**TASK TO COMPLETE**
Quote from the first line below through the line that contains "età media 4,73", both included, and leave the pictures out.

──────────

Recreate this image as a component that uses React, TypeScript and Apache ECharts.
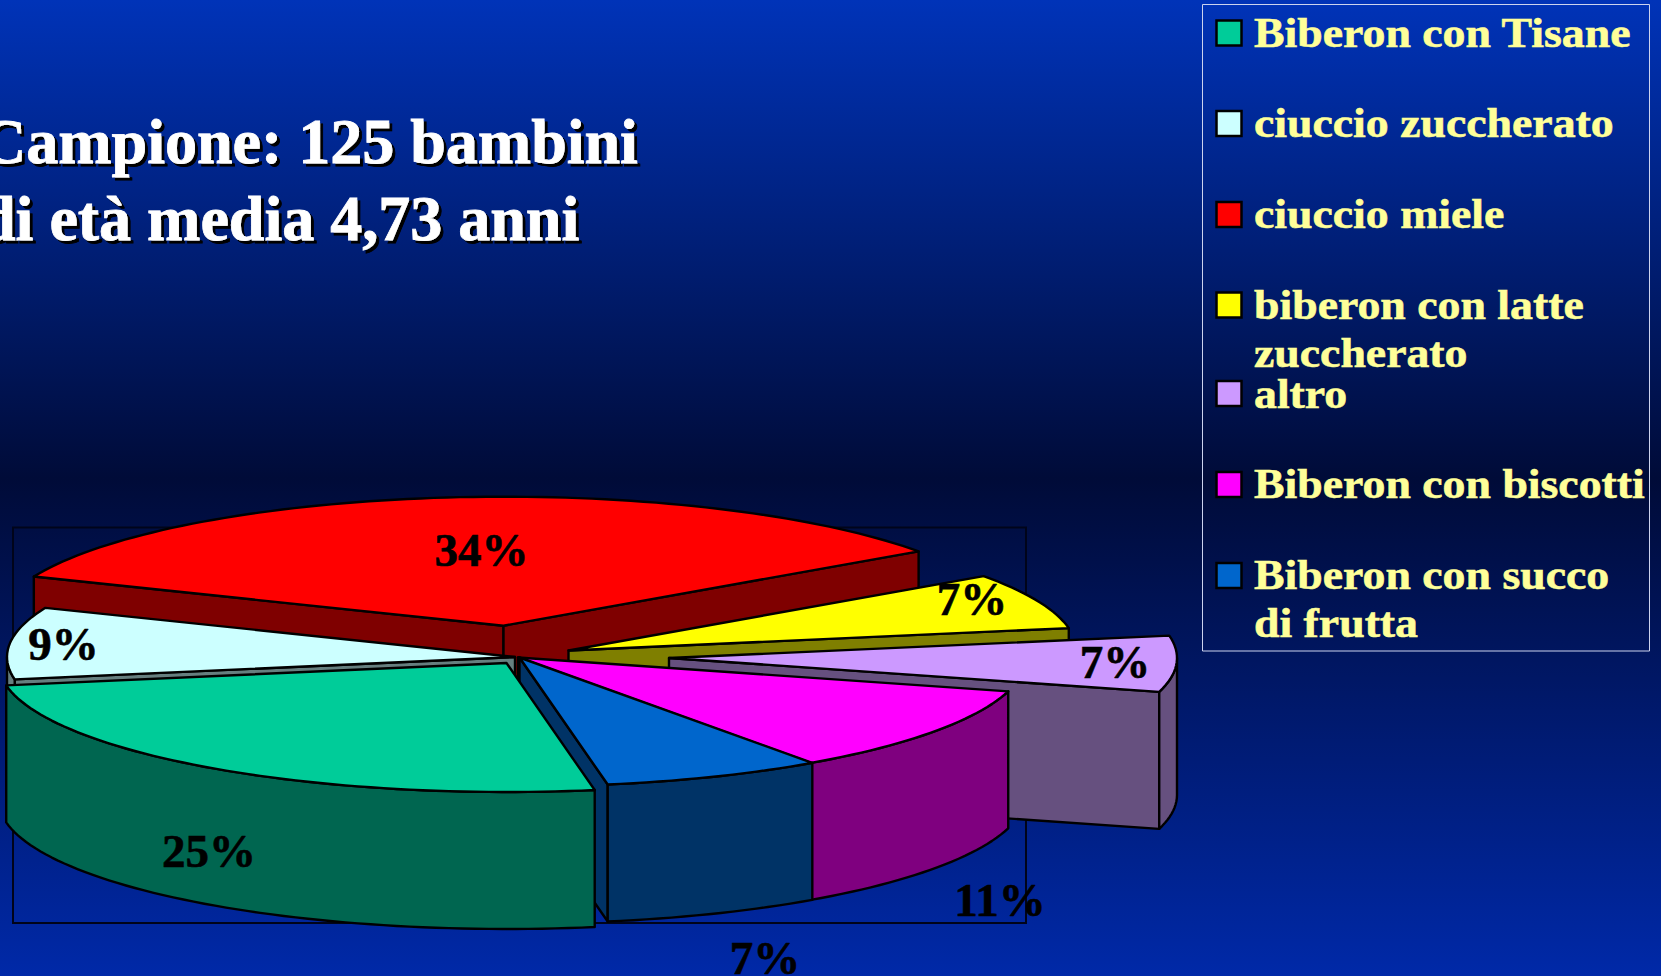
import React, { useEffect, useRef } from "react";
import * as echarts from "echarts";

// ---- data ----
const sliceNames = [
  "Biberon con Tisane",
  "ciuccio zuccherato",
  "ciuccio miele",
  "biberon con latte zuccherato",
  "altro",
  "Biberon con biscotti",
  "Biberon con succo di frutta",
];
const sliceValues = [25, 9, 34, 7, 7, 11, 7];
const legendLines = [
  ["Biberon con Tisane"],
  ["ciuccio zuccherato"],
  ["ciuccio miele"],
  ["biberon con latte", "zuccherato"],
  ["altro"],
  ["Biberon con biscotti"],
  ["Biberon con succo", "di frutta"],
];
const titleLines = ["Campione: 125 bambini", "di età media 4,73 anni"];

// ---- styles and layout ----
const topColors = ["#00CC99", "#CCFFFF", "#FF0000", "#FFFF00", "#CC99FF", "#FF00FF", "#0066CC"];
const sideColors = ["#006650", "#667F7F", "#7F0000", "#7F7F00", "#66507F", "#7F007F", "#003366"];
const apexX = [506.5, 515, 503.5, 568.5, 669, 518, 519.5];
const apexY = [663, 657, 625.7, 650.5, 658, 657.5, 657.5];
const labelX = [209, 63.5, 481.5, 972, 1115, 1000, 765];
const labelY = [851, 644, 550, 598.5, 662, 900, 958];
const drawOrder = [2, 3, 4, 1, 5, 6, 0];
const legendSwatchY = [33, 123.5, 214.5, 305, 393.5, 484.5, 575.5];
const legendBaselines = [[46.7], [137.5], [228.5], [319.5, 367.5], [408], [498.5], [589.5, 637.5]];
const START_ANGLE = 80;
const RX = 508;
const RY = 129;
const DEPTH = 137;
const PCT_FONT = 'bold 47px "Liberation Serif"';
const LEGEND_FONT = 'bold 42px "Liberation Serif"';
const TITLE_FONT = 'bold 64px "Liberation Serif"';

const total = sliceValues.reduce((a, b) => a + b, 0);
const sliceStart: number[] = [];
{
  let acc = START_ANGLE;
  for (const v of sliceValues) {
    sliceStart.push(acc);
    acc += (v / total) * 360;
  }
}
const rad = (d: number) => (d * Math.PI) / 180;

function rim(i: number, angle: number): number[] {
  return [apexX[i] + RX * Math.cos(rad(angle)), apexY[i] + RY * Math.sin(rad(angle))];
}

function renderSlice(params: any, api: any) {
  const i = drawOrder[params.dataIndex];
  const a0 = sliceStart[i];
  const a1 = a0 + (api.value(0) / total) * 360;
  const apex = [apexX[i], apexY[i]];
  const stroke = { stroke: "#000", lineWidth: 2.4, lineJoin: "round" };
  const side = { fill: sideColors[i], ...stroke };
  const children: any[] = [];
  const cutFace = (angle: number) => {
    const p = rim(i, angle);
    children.push({
      type: "polygon",
      shape: { points: [apex, p, [p[0], p[1] + DEPTH], [apex[0], apex[1] + DEPTH]] },
      style: side,
    });
  };
  if (Math.cos(rad(a0)) < 0) cutFace(a0);
  if (Math.cos(rad(a1)) > 0) cutFace(a1);

  for (const [lo, hi] of [[0, 180], [360, 540]]) {
    const s = Math.max(a0, lo);
    const e = Math.min(a1, hi);
    if (e <= s) continue;
    const upper: number[][] = [];
    const n = Math.ceil((e - s) / 1.5);
    for (let k = 0; k <= n; k++) upper.push(rim(i, s + ((e - s) * k) / n));
    const lower = upper.map((p) => [p[0], p[1] + DEPTH]).reverse();
    children.push({ type: "polygon", shape: { points: [...upper, ...lower] }, style: side });
  }

  const arc: number[][] = [apex];
  const n = Math.ceil((a1 - a0) / 1.5);
  for (let k = 0; k <= n; k++) arc.push(rim(i, a0 + ((a1 - a0) * k) / n));
  children.push({
    type: "polygon",
    shape: { points: arc },
    style: { fill: topColors[i], ...stroke },
  });
  children.push({
    type: "text",
    z2: 50,
    style: {
      text: `${Math.round((api.value(0) / total) * 100)}%`,
      x: labelX[i],
      y: labelY[i],
      font: PCT_FONT,
      fill: "#000",
      stroke: "#000",
      lineWidth: 0.6,
      align: "center",
      verticalAlign: "middle",
    },
  });
  return { type: "group", children };
}

function buildGraphic() {
  const els: any[] = [
    {
      type: "rect",
      z: -1,
      shape: { x: 13, y: 527.5, width: 1013, height: 395.5 },
      style: { fill: "transparent", stroke: "#00041a", lineWidth: 2 },
    },
    {
      type: "rect",
      z: 10,
      shape: { x: 1202.5, y: 4.5, width: 447, height: 646.5 },
      style: { fill: "transparent", stroke: "#ccd3ee", lineWidth: 1 },
    },
  ];
  titleLines.forEach((t, k) => {
    els.push({
      type: "text",
      z: 10,
      x: -20,
      y: [141, 218][k],
      style: {
        text: t,
        font: TITLE_FONT,
        fill: "#fff",
        stroke: "#fff",
        lineWidth: 0.8,
        textShadowColor: "#000",
        textShadowOffsetX: 3,
        textShadowOffsetY: 3,
        textShadowBlur: 0.6,
        verticalAlign: "middle",
      },
    });
  });
  legendLines.forEach((lines, i) => {
    els.push({
      type: "rect",
      z: 10,
      shape: { x: 1216.5, y: legendSwatchY[i] - 12.5, width: 25, height: 25 },
      style: { fill: topColors[i], stroke: "#000", lineWidth: 2.5 },
    });
    lines.forEach((t, k) => {
      els.push({
        type: "text",
        z: 10,
        x: 1254,
        y: legendBaselines[i][k] - 14,
        scaleX: 1.09,
        style: {
          text: t,
          font: LEGEND_FONT,
          fill: "#FFFF99",
          stroke: "#FFFF99",
          lineWidth: 0.6,
          verticalAlign: "middle",
        },
      });
    });
  });
  return els;
}

export default function App() {
  const ref = useRef<HTMLDivElement>(null);
  useEffect(() => {
    document.body.style.margin = "0";
    document.body.style.overflow = "hidden";
    const chart = echarts.init(ref.current!, undefined, { renderer: "svg" });
    chart.setOption({
      animation: false,
      backgroundColor: {
        type: "linear",
        x: 0,
        y: 0,
        x2: 0,
        y2: 1,
        colorStops: [
          { offset: 0, color: "#0033B8" },
          { offset: 0.49, color: "#000B38" },
          { offset: 1, color: "#0029A8" },
        ],
      },
      graphic: { elements: buildGraphic() },
      series: [
        {
          type: "custom",
          coordinateSystem: "none",
          silent: true,
          renderItem: renderSlice,
          data: drawOrder.map((i) => ({ name: sliceNames[i], value: [sliceValues[i]] })),
        },
      ],
    });
    return () => chart.dispose();
  }, []);
  return <div ref={ref} style={{ width: 1661, height: 976, position: "fixed", left: 0, top: 0 }} />;
}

──────────

**TASK OUTPUT**
Recreate this image as a component that uses React, TypeScript and Apache ECharts.
import React, { useEffect, useRef } from "react";
import * as echarts from "echarts";

// ---- data ----
const sliceNames = [
  "Biberon con Tisane",
  "ciuccio zuccherato",
  "ciuccio miele",
  "biberon con latte zuccherato",
  "altro",
  "Biberon con biscotti",
  "Biberon con succo di frutta",
];
const sliceValues = [25, 9, 34, 7, 7, 11, 7];
const legendLines = [
  ["Biberon con Tisane"],
  ["ciuccio zuccherato"],
  ["ciuccio miele"],
  ["biberon con latte", "zuccherato"],
  ["altro"],
  ["Biberon con biscotti"],
  ["Biberon con succo", "di frutta"],
];
const titleLines = ["Campione: 125 bambini", "di età media 4,73 anni"];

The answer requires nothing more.